*Stated task*
Reproduce the lines exactly, beginning with the line that has "Rebuild this chart as a Python script, using matplotlib." and ending with the line that has "from matplotlib.patches import Patch". Images are left out.

*Records with drawing code*
----

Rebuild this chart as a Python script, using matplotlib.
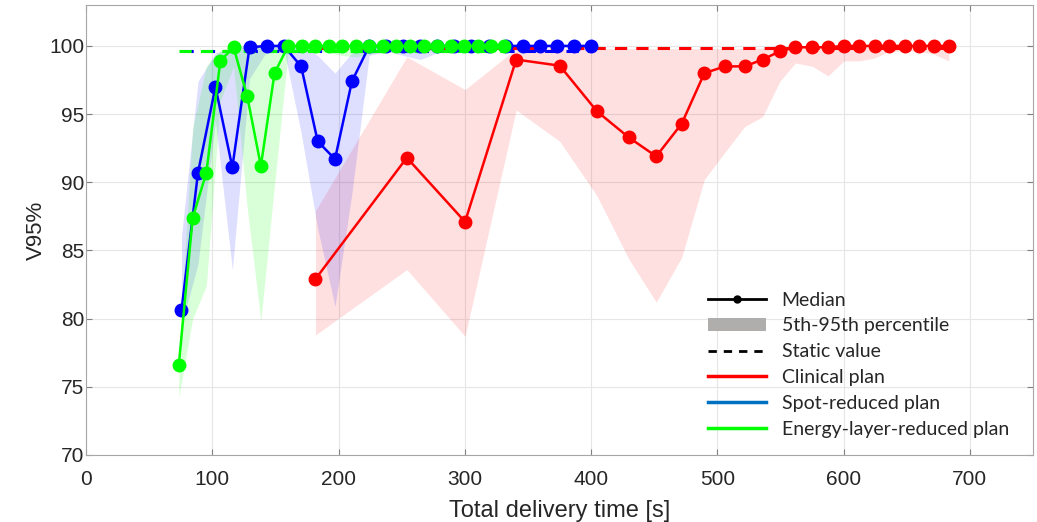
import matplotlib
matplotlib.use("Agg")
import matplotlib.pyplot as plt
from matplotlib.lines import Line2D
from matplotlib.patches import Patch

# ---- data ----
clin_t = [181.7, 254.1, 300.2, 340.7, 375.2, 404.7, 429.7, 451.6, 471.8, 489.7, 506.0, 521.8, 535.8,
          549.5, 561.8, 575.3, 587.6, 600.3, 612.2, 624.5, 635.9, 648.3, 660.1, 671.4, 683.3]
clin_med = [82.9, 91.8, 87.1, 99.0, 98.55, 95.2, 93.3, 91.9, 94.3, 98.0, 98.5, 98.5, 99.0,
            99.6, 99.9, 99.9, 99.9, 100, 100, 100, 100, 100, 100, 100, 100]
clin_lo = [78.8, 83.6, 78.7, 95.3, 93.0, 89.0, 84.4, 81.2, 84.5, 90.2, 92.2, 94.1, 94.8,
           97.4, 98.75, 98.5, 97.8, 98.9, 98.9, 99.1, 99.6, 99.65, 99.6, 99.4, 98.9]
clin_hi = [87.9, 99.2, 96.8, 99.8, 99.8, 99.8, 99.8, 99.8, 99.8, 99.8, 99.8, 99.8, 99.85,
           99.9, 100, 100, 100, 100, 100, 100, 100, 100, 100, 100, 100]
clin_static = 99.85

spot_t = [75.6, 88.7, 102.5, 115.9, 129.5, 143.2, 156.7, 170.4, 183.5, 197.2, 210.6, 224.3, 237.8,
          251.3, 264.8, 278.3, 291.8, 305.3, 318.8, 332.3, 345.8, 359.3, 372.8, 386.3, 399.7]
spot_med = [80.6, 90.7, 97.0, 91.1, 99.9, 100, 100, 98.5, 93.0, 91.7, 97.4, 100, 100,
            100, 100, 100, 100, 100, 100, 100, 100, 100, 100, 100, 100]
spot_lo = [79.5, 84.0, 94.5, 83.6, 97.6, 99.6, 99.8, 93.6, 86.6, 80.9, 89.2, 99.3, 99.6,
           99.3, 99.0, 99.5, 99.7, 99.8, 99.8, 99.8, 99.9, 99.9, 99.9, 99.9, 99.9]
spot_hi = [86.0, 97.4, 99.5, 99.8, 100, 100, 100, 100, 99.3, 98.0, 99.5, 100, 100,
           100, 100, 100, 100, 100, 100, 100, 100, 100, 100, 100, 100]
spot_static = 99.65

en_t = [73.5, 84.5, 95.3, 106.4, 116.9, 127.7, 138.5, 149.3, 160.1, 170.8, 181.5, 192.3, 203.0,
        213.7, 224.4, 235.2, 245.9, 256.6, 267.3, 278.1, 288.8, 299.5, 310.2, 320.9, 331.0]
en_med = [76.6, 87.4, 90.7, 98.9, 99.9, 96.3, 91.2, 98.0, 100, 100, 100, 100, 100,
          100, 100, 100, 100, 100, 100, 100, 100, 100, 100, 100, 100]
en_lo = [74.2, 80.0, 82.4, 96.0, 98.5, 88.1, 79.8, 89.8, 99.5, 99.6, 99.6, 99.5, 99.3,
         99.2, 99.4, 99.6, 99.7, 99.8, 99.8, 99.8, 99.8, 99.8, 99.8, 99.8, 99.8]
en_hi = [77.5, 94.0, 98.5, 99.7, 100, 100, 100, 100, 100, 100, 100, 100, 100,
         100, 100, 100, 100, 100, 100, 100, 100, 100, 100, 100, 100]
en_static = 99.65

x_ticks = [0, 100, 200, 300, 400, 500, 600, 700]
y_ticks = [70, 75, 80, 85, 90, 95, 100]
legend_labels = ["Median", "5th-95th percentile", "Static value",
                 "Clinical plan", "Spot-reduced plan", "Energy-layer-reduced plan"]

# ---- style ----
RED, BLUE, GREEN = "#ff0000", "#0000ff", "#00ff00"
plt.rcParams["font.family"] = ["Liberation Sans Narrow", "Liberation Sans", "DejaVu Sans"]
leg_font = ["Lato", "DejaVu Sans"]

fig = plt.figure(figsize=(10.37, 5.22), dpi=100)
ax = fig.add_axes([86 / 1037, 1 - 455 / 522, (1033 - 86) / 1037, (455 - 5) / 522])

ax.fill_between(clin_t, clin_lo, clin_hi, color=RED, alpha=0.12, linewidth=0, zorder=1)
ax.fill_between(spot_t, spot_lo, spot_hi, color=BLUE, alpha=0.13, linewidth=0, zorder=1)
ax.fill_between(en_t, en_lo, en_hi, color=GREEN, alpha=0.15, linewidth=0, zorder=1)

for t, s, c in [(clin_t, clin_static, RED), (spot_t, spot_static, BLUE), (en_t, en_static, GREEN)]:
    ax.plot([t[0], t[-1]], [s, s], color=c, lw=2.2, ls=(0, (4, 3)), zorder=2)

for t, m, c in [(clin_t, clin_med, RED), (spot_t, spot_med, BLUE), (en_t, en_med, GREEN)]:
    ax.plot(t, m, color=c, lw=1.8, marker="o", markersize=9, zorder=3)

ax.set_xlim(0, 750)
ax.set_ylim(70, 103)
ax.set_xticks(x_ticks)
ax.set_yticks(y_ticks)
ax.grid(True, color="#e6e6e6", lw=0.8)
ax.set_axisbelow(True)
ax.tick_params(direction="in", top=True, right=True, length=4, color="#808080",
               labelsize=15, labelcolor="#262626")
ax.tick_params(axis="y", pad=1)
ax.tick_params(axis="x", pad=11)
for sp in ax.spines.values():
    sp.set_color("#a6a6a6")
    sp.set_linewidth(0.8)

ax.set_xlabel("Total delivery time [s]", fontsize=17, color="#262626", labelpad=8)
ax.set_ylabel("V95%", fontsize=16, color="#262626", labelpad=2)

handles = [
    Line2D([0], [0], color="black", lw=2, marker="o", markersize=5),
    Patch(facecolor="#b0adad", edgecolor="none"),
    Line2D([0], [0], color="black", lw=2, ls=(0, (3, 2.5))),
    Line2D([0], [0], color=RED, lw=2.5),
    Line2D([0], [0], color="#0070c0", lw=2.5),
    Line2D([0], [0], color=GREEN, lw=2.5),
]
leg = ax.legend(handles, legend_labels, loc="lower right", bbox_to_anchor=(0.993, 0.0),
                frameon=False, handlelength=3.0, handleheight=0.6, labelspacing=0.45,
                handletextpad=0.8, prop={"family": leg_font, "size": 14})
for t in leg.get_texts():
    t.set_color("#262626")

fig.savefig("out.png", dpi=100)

----

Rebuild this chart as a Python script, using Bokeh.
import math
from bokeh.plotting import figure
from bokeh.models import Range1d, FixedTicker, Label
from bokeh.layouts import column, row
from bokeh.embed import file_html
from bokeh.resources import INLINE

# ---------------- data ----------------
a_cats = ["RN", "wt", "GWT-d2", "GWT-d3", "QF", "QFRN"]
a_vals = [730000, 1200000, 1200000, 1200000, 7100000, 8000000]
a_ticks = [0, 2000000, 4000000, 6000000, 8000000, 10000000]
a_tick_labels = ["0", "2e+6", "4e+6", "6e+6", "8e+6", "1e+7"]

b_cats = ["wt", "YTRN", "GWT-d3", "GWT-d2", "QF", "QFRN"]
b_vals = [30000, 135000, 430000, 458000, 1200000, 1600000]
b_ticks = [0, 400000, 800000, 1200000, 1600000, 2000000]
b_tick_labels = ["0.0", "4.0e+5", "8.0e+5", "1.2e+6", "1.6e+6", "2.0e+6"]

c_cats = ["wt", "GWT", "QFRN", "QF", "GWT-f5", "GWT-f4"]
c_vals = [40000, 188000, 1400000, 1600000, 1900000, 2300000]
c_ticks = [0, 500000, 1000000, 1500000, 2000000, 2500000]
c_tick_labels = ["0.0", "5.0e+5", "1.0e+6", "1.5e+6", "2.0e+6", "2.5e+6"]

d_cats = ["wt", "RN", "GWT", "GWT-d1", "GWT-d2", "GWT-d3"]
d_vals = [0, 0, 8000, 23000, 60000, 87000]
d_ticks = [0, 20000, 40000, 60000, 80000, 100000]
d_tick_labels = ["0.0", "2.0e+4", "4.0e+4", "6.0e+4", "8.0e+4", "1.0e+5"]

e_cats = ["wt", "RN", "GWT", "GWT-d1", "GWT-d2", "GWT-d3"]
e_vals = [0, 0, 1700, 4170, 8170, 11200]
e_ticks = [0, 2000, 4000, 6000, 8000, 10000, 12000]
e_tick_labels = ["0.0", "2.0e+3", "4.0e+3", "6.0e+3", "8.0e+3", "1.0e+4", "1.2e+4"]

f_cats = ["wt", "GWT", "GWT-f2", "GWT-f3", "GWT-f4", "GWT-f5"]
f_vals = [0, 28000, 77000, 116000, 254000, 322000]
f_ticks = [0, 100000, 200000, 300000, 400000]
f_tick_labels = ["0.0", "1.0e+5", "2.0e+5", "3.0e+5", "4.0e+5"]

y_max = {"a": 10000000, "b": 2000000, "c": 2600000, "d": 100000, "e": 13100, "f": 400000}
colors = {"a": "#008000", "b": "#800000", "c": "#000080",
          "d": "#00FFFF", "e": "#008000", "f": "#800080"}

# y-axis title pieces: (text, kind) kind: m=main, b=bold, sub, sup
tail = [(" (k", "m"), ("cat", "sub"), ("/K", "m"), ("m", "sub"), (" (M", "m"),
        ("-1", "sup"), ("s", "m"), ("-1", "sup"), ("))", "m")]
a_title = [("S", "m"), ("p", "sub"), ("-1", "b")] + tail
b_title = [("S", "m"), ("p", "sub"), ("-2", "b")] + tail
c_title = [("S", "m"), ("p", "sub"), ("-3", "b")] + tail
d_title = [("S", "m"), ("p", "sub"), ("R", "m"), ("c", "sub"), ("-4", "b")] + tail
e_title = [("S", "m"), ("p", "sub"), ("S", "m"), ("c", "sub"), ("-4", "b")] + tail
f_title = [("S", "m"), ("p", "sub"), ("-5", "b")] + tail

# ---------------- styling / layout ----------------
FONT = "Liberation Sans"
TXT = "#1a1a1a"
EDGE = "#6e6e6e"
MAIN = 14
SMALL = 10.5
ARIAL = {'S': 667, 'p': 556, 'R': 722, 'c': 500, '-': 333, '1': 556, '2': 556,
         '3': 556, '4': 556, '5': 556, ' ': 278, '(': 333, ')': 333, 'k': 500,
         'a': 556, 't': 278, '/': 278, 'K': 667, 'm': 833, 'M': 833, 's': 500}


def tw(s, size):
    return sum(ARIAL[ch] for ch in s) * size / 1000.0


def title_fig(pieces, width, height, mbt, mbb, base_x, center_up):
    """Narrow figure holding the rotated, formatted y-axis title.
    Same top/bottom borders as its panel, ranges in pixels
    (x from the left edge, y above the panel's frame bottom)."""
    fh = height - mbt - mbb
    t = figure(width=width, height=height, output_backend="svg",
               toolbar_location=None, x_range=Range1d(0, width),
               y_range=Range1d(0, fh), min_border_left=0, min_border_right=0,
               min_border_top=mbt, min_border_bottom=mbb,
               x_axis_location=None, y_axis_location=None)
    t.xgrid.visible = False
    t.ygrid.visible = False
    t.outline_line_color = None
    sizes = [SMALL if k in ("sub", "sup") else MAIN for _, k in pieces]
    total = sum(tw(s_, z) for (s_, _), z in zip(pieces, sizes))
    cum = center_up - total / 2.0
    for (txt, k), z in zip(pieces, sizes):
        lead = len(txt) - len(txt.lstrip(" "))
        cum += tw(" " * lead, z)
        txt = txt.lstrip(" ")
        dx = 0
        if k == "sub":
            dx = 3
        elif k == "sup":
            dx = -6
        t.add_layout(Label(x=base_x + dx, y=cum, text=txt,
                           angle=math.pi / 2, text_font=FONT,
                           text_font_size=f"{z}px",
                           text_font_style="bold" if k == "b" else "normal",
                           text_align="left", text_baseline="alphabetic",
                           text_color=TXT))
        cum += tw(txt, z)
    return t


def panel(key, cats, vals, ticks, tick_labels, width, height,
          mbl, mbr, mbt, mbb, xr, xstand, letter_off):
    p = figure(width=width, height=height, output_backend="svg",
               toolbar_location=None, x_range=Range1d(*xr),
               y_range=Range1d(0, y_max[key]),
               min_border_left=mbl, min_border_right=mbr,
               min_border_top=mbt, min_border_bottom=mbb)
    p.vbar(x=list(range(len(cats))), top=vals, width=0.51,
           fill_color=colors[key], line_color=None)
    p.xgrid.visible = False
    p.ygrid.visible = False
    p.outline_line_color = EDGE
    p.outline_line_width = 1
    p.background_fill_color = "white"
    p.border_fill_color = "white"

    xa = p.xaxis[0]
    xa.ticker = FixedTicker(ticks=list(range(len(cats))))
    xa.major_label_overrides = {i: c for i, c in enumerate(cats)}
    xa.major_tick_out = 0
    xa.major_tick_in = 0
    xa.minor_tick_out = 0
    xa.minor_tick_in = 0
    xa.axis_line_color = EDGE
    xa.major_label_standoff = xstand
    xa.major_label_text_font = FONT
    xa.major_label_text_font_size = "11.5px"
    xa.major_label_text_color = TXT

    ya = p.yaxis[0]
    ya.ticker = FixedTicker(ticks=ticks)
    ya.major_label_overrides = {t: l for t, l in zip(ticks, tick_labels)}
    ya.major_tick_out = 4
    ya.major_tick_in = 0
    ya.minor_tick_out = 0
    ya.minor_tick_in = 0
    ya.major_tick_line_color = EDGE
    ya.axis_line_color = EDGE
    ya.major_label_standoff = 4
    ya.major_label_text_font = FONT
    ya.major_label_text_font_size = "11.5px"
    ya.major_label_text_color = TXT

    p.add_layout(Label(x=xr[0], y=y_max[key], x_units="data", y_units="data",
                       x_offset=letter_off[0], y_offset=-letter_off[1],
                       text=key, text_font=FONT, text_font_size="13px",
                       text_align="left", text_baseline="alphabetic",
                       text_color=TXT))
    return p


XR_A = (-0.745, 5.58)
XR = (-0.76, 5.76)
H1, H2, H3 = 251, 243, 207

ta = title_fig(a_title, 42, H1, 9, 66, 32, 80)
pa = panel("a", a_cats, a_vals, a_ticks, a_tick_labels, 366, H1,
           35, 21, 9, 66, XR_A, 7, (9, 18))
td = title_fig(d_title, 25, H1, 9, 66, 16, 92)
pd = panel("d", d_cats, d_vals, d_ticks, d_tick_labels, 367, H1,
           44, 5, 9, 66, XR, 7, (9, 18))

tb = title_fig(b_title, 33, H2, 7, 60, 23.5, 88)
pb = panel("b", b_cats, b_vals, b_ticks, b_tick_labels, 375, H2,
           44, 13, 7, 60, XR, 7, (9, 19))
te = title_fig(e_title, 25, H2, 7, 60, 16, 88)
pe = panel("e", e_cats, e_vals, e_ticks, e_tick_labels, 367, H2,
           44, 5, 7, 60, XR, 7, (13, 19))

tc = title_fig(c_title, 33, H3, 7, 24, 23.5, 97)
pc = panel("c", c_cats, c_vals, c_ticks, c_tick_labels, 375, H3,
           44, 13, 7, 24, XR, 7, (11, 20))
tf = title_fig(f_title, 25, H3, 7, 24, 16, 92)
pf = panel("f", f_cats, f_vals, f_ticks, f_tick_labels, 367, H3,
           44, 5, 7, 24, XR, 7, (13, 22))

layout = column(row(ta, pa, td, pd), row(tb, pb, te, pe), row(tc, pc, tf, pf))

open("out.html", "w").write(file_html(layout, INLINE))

----

*Solution for this exercise*
Rebuild this chart as a Python script, using matplotlib.
import matplotlib
matplotlib.use("Agg")
import matplotlib.pyplot as plt
from matplotlib.lines import Line2D
from matplotlib.patches import Patch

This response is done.